The forward-looking statements contained in this document speak only as of the date of this document. Pembina does not
undertake any obligation to publicly update or revise any forward-looking statements or information contained herein, except as
required by applicable laws. The forward-looking statements contained in this document are expressly qualified by this cautionary
statement. Readers are cautioned that management of Pembina approved the financial outlook contained herein as of the date of
this press release. The purpose of the financial outlook contained herein is to give the reader an indication of the value to
Pembina of the planned capital projects. Readers should be aware that the information contained in the financial outlook
contained herein may not be appropriate for other purposes.
Non-GAAP Measures
In this news release, Pembina has used the term adjusted earnings before interest, taxes, depreciation and amortization
("adjusted EBITDA"), which is a non-GAAP measure. Management believes that adjusted EBITDA provides useful information to
investors as it is an important indicator of the issuer's ability to generate liquidity through cash flow from operating
activities, and is also used by investor and analysts for assessing financial performance and for the purpose of valuing an
issuer, including calculating financial and leverage ratios. Adjusted EBITDA does not have any standardized meaning under
International Financial Reporting Standards ("IFRS") and should not, therefore, be considered in isolation or used in substitute
for measures of performance prepared in accordance with IFRS. Other issuers may calculate this non-GAAP measure differently.

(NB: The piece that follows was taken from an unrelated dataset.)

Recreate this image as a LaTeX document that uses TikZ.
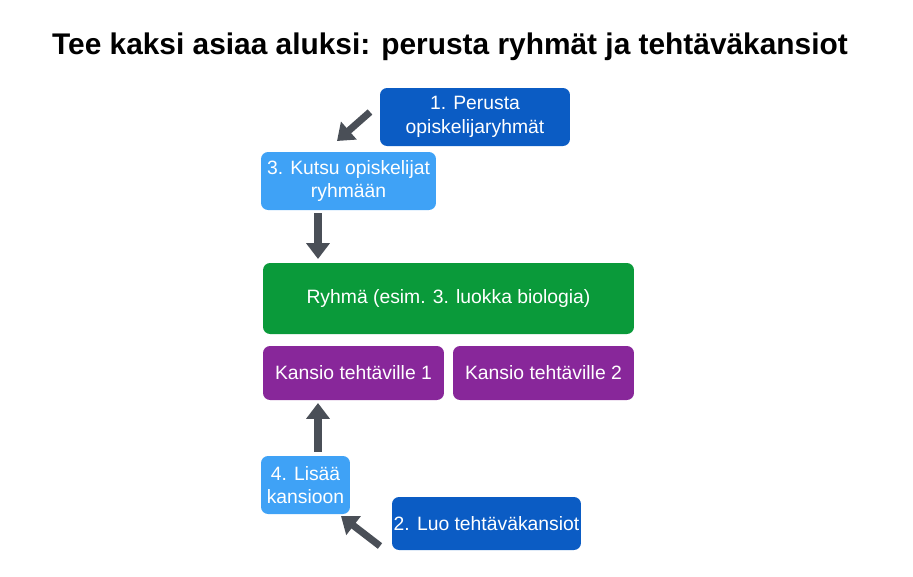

Investors should be cautioned that this measure should not be construed as alternatives to net earnings, cash flow from operating
activities or other measures of financial results determined in accordance with GAAP as an indicator of Pembina's performance.
For additional information regarding non-GAAP measures, including reconciliations to measures recognized by GAAP, please refer to
Pembina's financial reports, which are available on SEDAR at www.sedar.com and at www.pembina.com.